Morning Is a Long Time Coming is a story that delves fairly deeply and realistically into the psyche of an abused person and her efforts to make sense of that in order to carve a meaningful place for herself in the world. For that reason alone, I thought the book was emotionally touching and deserved kudos. That said though, I couldn't help wanting the ending to be a little more solid than it was, which is why I knocked off the half star. By the time I finished the book, I did believe that Patty had learned some valuable insights about herself and life in general and was finally on the right road. It was just that her peace did not feel quite complete to me, but then again, she was still very young with much ahead of her and this type of recovery is always a lifelong journey. Although as I've already said, I fully realize that this story was not really meant as a romance, the hopeless romantic in me also wanted an HEA for Patty and Roger, mainly because I thought they complimented each other well, and after everything she'd been through Patty quite simply deserved it.
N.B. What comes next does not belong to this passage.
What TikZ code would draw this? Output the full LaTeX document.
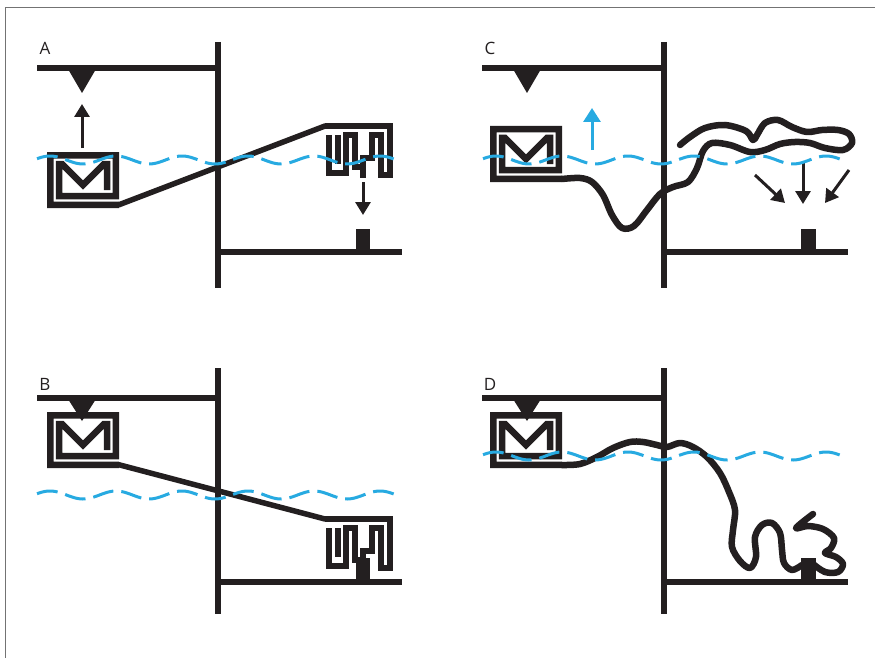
\documentclass[tikz,border=0pt]{standalone}
\usepackage{fontspec}
\setmainfont{Open Sans}
\usetikzlibrary{arrows.meta}
\definecolor{ink}{HTML}{231F20}
\definecolor{sea}{HTML}{27AAE1}
\tikzset{
  bar/.style={draw=ink, line width=6pt},
  tether/.style={draw=ink, line width=5.5pt, line cap=round},
  strand/.style={draw=ink, line width=6.5pt, line cap=round, line join=round},
  wave/.style={draw=sea, line width=3pt, dash pattern=on 21pt off 8pt},
  ink arrow/.style={draw=ink, line width=3pt, -{Triangle[length=13pt,width=15pt]}},
  sea arrow/.style={draw=sea, line width=3pt, -{Triangle[length=14pt,width=17pt]}},
  panel label/.style={font=\fontsize{17}{17}\selectfont, text=ink, inner sep=0pt},
  % folded domain with an M-shaped core, wound as one strip
  mglyph/.pic={
    \draw[ink, line width=6.5pt, line join=miter]
      (72,52.75) -- (3.25,52.75) -- (3.25,3.25) -- (68.75,3.25) -- (68.75,44)
      -- (12,44) -- (12,12) -- (15,12) -- (36,33) -- (57,12) -- (60,12) -- (60,38);
    \coordinate (-exit) at (72,52.75);
  },
  % folded meander domain
  wglyph/.pic={
    \draw[ink, line width=6pt]
      (0,3) -- (65,3) -- (65,52) -- (56,52) -- (56,12) -- (47,12)
      -- (47,35) -- (38,35) -- (38,55);
    \draw[ink, line width=6pt]
      (4,12) -- (4,50) -- (21,50) -- (21,12) -- (29.5,12) -- (29.5,44) -- (38,44);
    \draw[ink, line width=6pt] (12.5,12) -- (12.5,41);
    \coordinate (-in) at (0,3);
  }
}
\begin{document}
\begin{tikzpicture}[x=1pt,y=-1pt]
\useasboundingbox (0,0) rectangle (875,658);

% frame edges
\draw[black!55, line width=0.8pt] (5,658) -- (5,7) -- (875,7);

%% ---------------- panel A ----------------
\node[panel label] (labA) at (45,48) {A};
\coordinate (aTopL) at (37,68);  \coordinate (aTopR) at (218,68);
\coordinate (aWallT) at (218,42); \coordinate (aWallB) at (218,288);
\coordinate (aFloorL) at (218,252); \coordinate (aFloorR) at (402,252);
\draw[bar] (aTopL) -- (aTopR);
\draw[bar] (aWallT) -- (aWallB);
\draw[bar] (aFloorL) -- (aFloorR);
\fill[ink] (68,69) -- (96,69) -- (82,93) -- cycle;
\fill[ink] (356,229) rectangle (370,252);
\pic (mA) at (47,152) {mglyph};
\pic (wA) at (325,123) {wglyph};
\draw[tether] (mA-exit) -- (wA-in);
\coordinate (aUpS) at (82,148); \coordinate (aUpE) at (82,104);
\draw[ink arrow] (aUpS) -- (aUpE);
\coordinate (aDnS) at (363,182); \coordinate (aDnE) at (363,215);
\draw[ink arrow] (aDnS) -- (aDnE);
\draw[wave] plot[domain=37:400, samples=160, smooth] (\x,{160-4*cos((\x-50)*5.4545)});

%% ---------------- panel B ----------------
\node[panel label] (labB) at (45,384) {B};
\coordinate (bTopL) at (37,398);  \coordinate (bTopR) at (218,398);
\coordinate (bWallT) at (218,368); \coordinate (bWallB) at (218,614);
\coordinate (bFloorL) at (218,582); \coordinate (bFloorR) at (402,582);
\draw[bar] (bTopL) -- (bTopR);
\draw[bar] (bWallT) -- (bWallB);
\draw[bar] (bFloorL) -- (bFloorR);
\fill[ink] (356,558) rectangle (370,582);
\pic (mB) at (47,412) {mglyph};
\fill[ink] (68,399) -- (96,399) -- (82,421) -- cycle;
\pic (wB) at (325,516) {wglyph};
\draw[tether] (mB-exit) -- (wB-in);
\draw[wave] plot[domain=37:400, samples=160, smooth] (\x,{495-4*cos((\x-50)*5.4545)});

%% ---------------- panel C ----------------
\node[panel label] (labC) at (490,48) {C};
\coordinate (cTopL) at (482,68);  \coordinate (cTopR) at (664,68);
\coordinate (cWallT) at (664,42); \coordinate (cWallB) at (664,288);
\coordinate (cFloorL) at (664,252); \coordinate (cFloorR) at (848,252);
\draw[bar] (cTopL) -- (cTopR);
\draw[bar] (cWallT) -- (cWallB);
\draw[bar] (cFloorL) -- (cFloorR);
\fill[ink] (513,69) -- (541,69) -- (527,93) -- cycle;
\fill[ink] (801,229) rectangle (816,252);
\pic (mC) at (490,126) {mglyph};
\draw[strand] (mC-exit) plot[smooth, tension=0.55] coordinates {
  (562,179) (580,178) (592,182) (603,195) (612,215) (622,228) (634,226)
  (647,210) (660,194) (673,187) (688,182) (697,168) (703,151) (712,143)
  (730,145) (750,152) (765,150) (780,144) (795,142) (810,143) (825,148)
  (843,150) (852,143) (849,134) (838,130) (822,130) (807,132) (792,127)
  (778,120) (765,123) (757,135) (753,140) (746,131) (725,125) (705,128)
  (690,137) (680,145)};
\coordinate (cUpS) at (592,150); \coordinate (cUpE) at (592,108);
\draw[sea arrow] (cUpS) -- (cUpE);
\draw[ink arrow] (755,175) -- (785,203);
\draw[ink arrow] (803,162) -- (803,204);
\draw[ink arrow] (849,170) -- (825,203);
\draw[wave] plot[domain=483:846, samples=160, smooth] (\x,{160-4*cos((\x-496)*5.4545)});

%% ---------------- panel D ----------------
\node[panel label] (labD) at (490,384) {D};
\coordinate (dTopL) at (482,398);  \coordinate (dTopR) at (664,398);
\coordinate (dWallT) at (664,368); \coordinate (dWallB) at (664,614);
\coordinate (dFloorL) at (664,582); \coordinate (dFloorR) at (848,582);
\draw[bar] (dTopL) -- (dTopR);
\draw[bar] (dWallT) -- (dWallB);
\draw[bar] (dFloorL) -- (dFloorR);
\fill[ink] (801,558) rectangle (816,582);
\pic (mD) at (490,412) {mglyph};
\fill[ink] (513,399) -- (541,399) -- (527,421) -- cycle;
\draw[strand] (mD-exit) plot[smooth, tension=0.55] coordinates {
  (562,465) (580,464) (597,457) (613,448) (630,442) (643,442) (657,445)
  (667,447) (680,443) (693,447) (707,457) (720,473) (729,492) (735,510)
  (733,530) (732,547) (740,561) (750,568) (756,557) (755,537) (762,525)
  (772,523) (780,533) (782,550) (784,563) (792,570) (802,565)};
\draw[strand] plot[smooth, tension=0.55] coordinates {
  (813,564) (825,572) (838,572) (843,564) (836,557) (825,553) (831,548)
  (834,538) (823,529) (808,526) (796,528) (813,514)};
\draw[wave] plot[domain=483:846, samples=160, smooth] (\x,{456-4*cos((\x-496)*5.4545)});
\end{tikzpicture}
\end{document}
The way it wrapped up felt like more of an HFN (happy for now) ending, but at least, I felt like they had a strong chance to make it work on a more permanent basis. Overall, I liked Morning Is a Long Time Coming very much. It has earned a spot on my keeper shelf and with two lovely books in a row, Bette Greene has earned a spot on my favorite authors list. She is a writer who is good at expressing the emotional and psychological complexities of her characters and who doesn't seem to be afraid to explore issues of marginalization or other controversial topics. I love these types of stories, so this makes me eager to check out the other books she has written soon.